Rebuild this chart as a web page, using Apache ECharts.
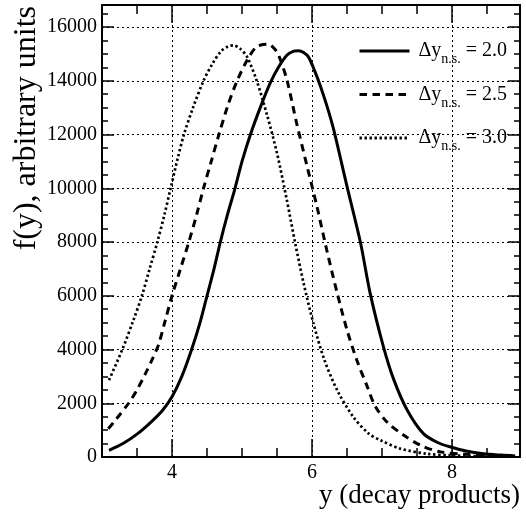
<!DOCTYPE html>
<html><head><meta charset="utf-8">
<script src="https://cdn.jsdelivr.net/npm/echarts@6/dist/echarts.min.js"></script>
<style>html,body{margin:0;padding:0;background:#fff}#c{width:526px;height:517px}</style>
</head><body><div id="c"></div>
<script>
// ---- data ----
const seriesNames = ['2.0', '2.5', '3.0'];
const x20 = [3.1,3.3,3.5,3.7,3.86,4.0,4.14,4.28,4.4,4.5,4.6,4.69,4.79,4.9,5.0,5.12,5.26,5.4,5.52,5.64,5.74,5.81,5.88,5.95,6.04,6.12,6.22,6.31,6.5,6.69,6.83,7.02,7.17,7.36,7.59,7.8,7.98,8.2,8.45,8.7,8.9];
const y20 = [250,500,850,1300,1720,2240,3000,4000,5000,6000,7000,8000,9000,10000,11000,12000,13000,13900,14500,14950,15100,15120,15050,14880,14350,13800,13000,12170,10060,8000,6090,4100,2860,1740,870,530,370,220,120,70,40];
const x25 = [3.09,3.2,3.38,3.5,3.62,3.72,3.81,3.9,4.0,4.12,4.24,4.35,4.45,4.56,4.67,4.8,4.93,5.08,5.2,5.3,5.38,5.46,5.52,5.64,5.78,5.93,6.07,6.21,6.36,6.5,6.64,6.79,6.9,7.07,7.31,7.55,7.83,8.2,8.5,8.9];
const y25 = [1050,1400,2000,2500,3100,3650,4200,5050,6000,7000,8000,9000,10000,11000,12000,13100,14000,14800,15250,15350,15360,15200,14970,14040,12420,10810,9320,7700,6090,4720,3600,2610,1900,1300,810,435,190,100,60,35];
const x30 = [3.1,3.29,3.45,3.57,3.68,3.79,3.89,3.98,4.08,4.17,4.3,4.45,4.57,4.7,4.8,4.88,4.97,5.07,5.21,5.36,5.5,5.64,5.76,5.88,6.02,6.17,6.36,6.59,6.81,6.98,7.26,7.64,8.0,8.4,8.9];
const y30 = [2860,4000,5100,6000,7000,8000,9000,10000,11100,12000,13000,14000,14600,15100,15280,15320,15200,14900,14000,12700,11300,9560,7950,6460,4970,3660,2480,1490,870,620,310,120,60,25,10];
const xMajor = [4, 6, 8];
const xMinor = [3.5, 4.5, 5, 5.5, 6.5, 7, 7.5, 8.5];
const yMajor = [0, 2000, 4000, 6000, 8000, 10000, 12000, 14000, 16000];
const yMinor = [500,1000,1500,2500,3000,3500,4500,5000,5500,6500,7000,7500,8500,9000,9500,10500,11000,11500,12500,13000,13500,14500,15000,15500,16500];
const xTitle = 'y (decay products)';
const yTitle = 'f(y), arbitrary units';

const FONT = 'Liberation Serif';
const zip = (a, b) => a.map((v, i) => [v, b[i]]);
const X_MIN = 3, X_MAX = 8.97, Y_MIN = 0, Y_MAX = 16820;

function xAx(pos, ticks, len, major) {
  return {
    type: 'value', gridIndex: 0, position: pos, min: X_MIN, max: X_MAX,
    axisLine: { show: major, onZero: false, lineStyle: { color: '#000', width: 2 } },
    axisTick: { show: true, inside: true, length: len, customValues: ticks, lineStyle: { color: '#000', width: 1.5 } },
    axisLabel: (major && pos === 'bottom') ? { show: true, customValues: ticks, formatter: v => String(v), color: '#000', fontFamily: FONT, fontSize: 20, margin: 6 } : { show: false },
    splitLine: { show: major && pos === 'bottom', lineStyle: { color: '#000', width: 1, type: [2, 3] } },
    minorTick: { show: false }
  };
}
function yAx(pos, ticks, len, major) {
  return {
    type: 'value', gridIndex: 0, position: pos, min: Y_MIN, max: Y_MAX,
    axisLine: { show: major, onZero: false, lineStyle: { color: '#000', width: 2 } },
    axisTick: { show: true, inside: true, length: len, customValues: ticks, lineStyle: { color: '#000', width: 1.5 } },
    axisLabel: (major && pos === 'left') ? { show: true, customValues: ticks, formatter: v => String(v), color: '#000', fontFamily: FONT, fontSize: 20, margin: 5 } : { show: false },
    splitLine: { show: major && pos === 'left', lineStyle: { color: '#000', width: 1, type: [2, 3] } },
    minorTick: { show: false }
  };
}

const legendRich = {
  a: { fontFamily: FONT, fontSize: 20, color: '#000', lineHeight: 31, verticalAlign: 'middle' },
  s: { fontFamily: FONT, fontSize: 14, color: '#000', lineHeight: 14, verticalAlign: 'bottom' }
};

const chart = echarts.init(document.getElementById('c'), null, { renderer: 'canvas' });
chart.setOption({
  backgroundColor: '#fff',
  animation: false,
  grid: { left: 102, top: 5, width: 418, height: 452, containLabel: false },
  xAxis: [xAx('bottom', xMajor, 18, true), xAx('bottom', xMinor, 9, false), xAx('top', xMajor, 18, true), xAx('top', xMinor, 9, false)],
  yAxis: [yAx('left', yMajor, 12, true), yAx('left', yMinor, 6, false), yAx('right', yMajor, 12, true), yAx('right', yMinor, 6, false)],
  legend: {
    orient: 'vertical', left: 353, top: 36, itemWidth: 50, itemHeight: 14, itemGap: 18,
    itemStyle: { opacity: 0, borderWidth: 0 },
    lineStyle: { width: 3 },
    textStyle: { fontFamily: FONT, fontSize: 20, color: '#000', padding: [0, 0, 0, 4], rich: legendRich },
    formatter: n => '{a|Δy}{s|n.s.}{a| = ' + n + '}',
    selectedMode: false
  },
  graphic: [
    { type: 'text', x: 520, y: 496, style: { text: xTitle, fontFamily: FONT, fontSize: 27, fill: '#000', textAlign: 'right', textVerticalAlign: 'middle' } },
    { type: 'text', x: 27, y: 6, rotation: Math.PI / 2, style: { text: yTitle, fontFamily: FONT, fontSize: 32, fill: '#000', textAlign: 'right', textVerticalAlign: 'middle' } }
  ],
  series: [
    { name: seriesNames[0], type: 'line', data: zip(x20, y20), showSymbol: false, symbol: 'none', smooth: 0.3, lineStyle: { color: '#000', width: 3, type: 'solid' }, itemStyle: { color: '#000' } },
    { name: seriesNames[1], type: 'line', data: zip(x25, y25), showSymbol: false, symbol: 'none', smooth: 0.3, lineStyle: { color: '#000', width: 3, type: [7.5, 5.5] }, itemStyle: { color: '#000' } },
    { name: seriesNames[2], type: 'line', data: zip(x30, y30), showSymbol: false, symbol: 'none', smooth: 0.3, lineStyle: { color: '#000', width: 2.7, type: [2.4, 2.6] }, itemStyle: { color: '#000' } }
  ]
});
</script></body></html>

> **Problem to work on**: All of the data needs repeating exactly, but the pictures do not.

> **Task solution**:
Rebuild this chart as a web page, using Apache ECharts.
<!DOCTYPE html>
<html><head><meta charset="utf-8">
<script src="https://cdn.jsdelivr.net/npm/echarts@6/dist/echarts.min.js"></script>
<style>html,body{margin:0;padding:0;background:#fff}#c{width:526px;height:517px}</style>
</head><body><div id="c"></div>
<script>
// ---- data ----
const seriesNames = ['2.0', '2.5', '3.0'];
const x20 = [3.1,3.3,3.5,3.7,3.86,4.0,4.14,4.28,4.4,4.5,4.6,4.69,4.79,4.9,5.0,5.12,5.26,5.4,5.52,5.64,5.74,5.81,5.88,5.95,6.04,6.12,6.22,6.31,6.5,6.69,6.83,7.02,7.17,7.36,7.59,7.8,7.98,8.2,8.45,8.7,8.9];
const y20 = [250,500,850,1300,1720,2240,3000,4000,5000,6000,7000,8000,9000,10000,11000,12000,13000,13900,14500,14950,15100,15120,15050,14880,14350,13800,13000,12170,10060,8000,6090,4100,2860,1740,870,530,370,220,120,70,40];
const x25 = [3.09,3.2,3.38,3.5,3.62,3.72,3.81,3.9,4.0,4.12,4.24,4.35,4.45,4.56,4.67,4.8,4.93,5.08,5.2,5.3,5.38,5.46,5.52,5.64,5.78,5.93,6.07,6.21,6.36,6.5,6.64,6.79,6.9,7.07,7.31,7.55,7.83,8.2,8.5,8.9];
const y25 = [1050,1400,2000,2500,3100,3650,4200,5050,6000,7000,8000,9000,10000,11000,12000,13100,14000,14800,15250,15350,15360,15200,14970,14040,12420,10810,9320,7700,6090,4720,3600,2610,1900,1300,810,435,190,100,60,35];
const x30 = [3.1,3.29,3.45,3.57,3.68,3.79,3.89,3.98,4.08,4.17,4.3,4.45,4.57,4.7,4.8,4.88,4.97,5.07,5.21,5.36,5.5,5.64,5.76,5.88,6.02,6.17,6.36,6.59,6.81,6.98,7.26,7.64,8.0,8.4,8.9];
const y30 = [2860,4000,5100,6000,7000,8000,9000,10000,11100,12000,13000,14000,14600,15100,15280,15320,15200,14900,14000,12700,11300,9560,7950,6460,4970,3660,2480,1490,870,620,310,120,60,25,10];
const xMajor = [4, 6, 8];
const xMinor = [3.5, 4.5, 5, 5.5, 6.5, 7, 7.5, 8.5];
const yMajor = [0, 2000, 4000, 6000, 8000, 10000, 12000, 14000, 16000];
const yMinor = [500,1000,1500,2500,3000,3500,4500,5000,5500,6500,7000,7500,8500,9000,9500,10500,11000,11500,12500,13000,13500,14500,15000,15500,16500];
const xTitle = 'y (decay products)';
const yTitle = 'f(y), arbitrary units';

const FONT = 'Liberation Serif';
const zip = (a, b) => a.map((v, i) => [v, b[i]]);
const X_MIN = 3, X_MAX = 8.97, Y_MIN = 0, Y_MAX = 16820;

function xAx(pos, ticks, len, major) {
  return {
    type: 'value', gridIndex: 0, position: pos, min: X_MIN, max: X_MAX,
    axisLine: { show: major, onZero: false, lineStyle: { color: '#000', width: 2 } },
    axisTick: { show: true, inside: true, length: len, customValues: ticks, lineStyle: { color: '#000', width: 1.5 } },
    axisLabel: (major && pos === 'bottom') ? { show: true, customValues: ticks, formatter: v => String(v), color: '#000', fontFamily: FONT, fontSize: 20, margin: 6 } : { show: false },
    splitLine: { show: major && pos === 'bottom', lineStyle: { color: '#000', width: 1, type: [2, 3] } },
    minorTick: { show: false }
  };
}
function yAx(pos, ticks, len, major) {
  return {
    type: 'value', gridIndex: 0, position: pos, min: Y_MIN, max: Y_MAX,
    axisLine: { show: major, onZero: false, lineStyle: { color: '#000', width: 2 } },
    axisTick: { show: true, inside: true, length: len, customValues: ticks, lineStyle: { color: '#000', width: 1.5 } },
    axisLabel: (major && pos === 'left') ? { show: true, customValues: ticks, formatter: v => String(v), color: '#000', fontFamily: FONT, fontSize: 20, margin: 5 } : { show: false },
    splitLine: { show: major && pos === 'left', lineStyle: { color: '#000', width: 1, type: [2, 3] } },
    minorTick: { show: false }
  };
}

const legendRich = {
  a: { fontFamily: FONT, fontSize: 20, color: '#000', lineHeight: 31, verticalAlign: 'middle' },
  s: { fontFamily: FONT, fontSize: 14, color: '#000', lineHeight: 14, verticalAlign: 'bottom' }
};

const chart = echarts.init(document.getElementById('c'), null, { renderer: 'canvas' });
chart.setOption({
  backgroundColor: '#fff',
  animation: false,
  grid: { left: 102, top: 5, width: 418, height: 452, containLabel: false },
  xAxis: [xAx('bottom', xMajor, 18, true), xAx('bottom', xMinor, 9, false), xAx('top', xMajor, 18, true), xAx('top', xMinor, 9, false)],
  yAxis: [yAx('left', yMajor, 12, true), yAx('left', yMinor, 6, false), yAx('right', yMajor, 12, true), yAx('right', yMinor, 6, false)],
  legend: {
    orient: 'vertical', left: 353, top: 36, itemWidth: 50, itemHeight: 14, itemGap: 18,
    itemStyle: { opacity: 0, borderWidth: 0 },
    lineStyle: { width: 3 },
    textStyle: { fontFamily: FONT, fontSize: 20, color: '#000', padding: [0, 0, 0, 4], rich: legendRich },
    formatter: n => '{a|Δy}{s|n.s.}{a| = ' + n + '}',
    selectedMode: false
  },
  graphic: [
    { type: 'text', x: 520, y: 496, style: { text: xTitle, fontFamily: FONT, fontSize: 27, fill: '#000', textAlign: 'right', textVerticalAlign: 'middle' } },
    { type: 'text', x: 27, y: 6, rotation: Math.PI / 2, style: { text: yTitle, fontFamily: FONT, fontSize: 32, fill: '#000', textAlign: 'right', textVerticalAlign: 'middle' } }
  ],
  series: [
    { name: seriesNames[0], type: 'line', data: zip(x20, y20), showSymbol: false, symbol: 'none', smooth: 0.3, lineStyle: { color: '#000', width: 3, type: 'solid' }, itemStyle: { color: '#000' } },
    { name: seriesNames[1], type: 'line', data: zip(x25, y25), showSymbol: false, symbol: 'none', smooth: 0.3, lineStyle: { color: '#000', width: 3, type: [7.5, 5.5] }, itemStyle: { color: '#000' } },
    { name: seriesNames[2], type: 'line', data: zip(x30, y30), showSymbol: false, symbol: 'none', smooth: 0.3, lineStyle: { color: '#000', width: 2.7, type: [2.4, 2.6] }, itemStyle: { color: '#000' } }
  ]
});
</script></body></html>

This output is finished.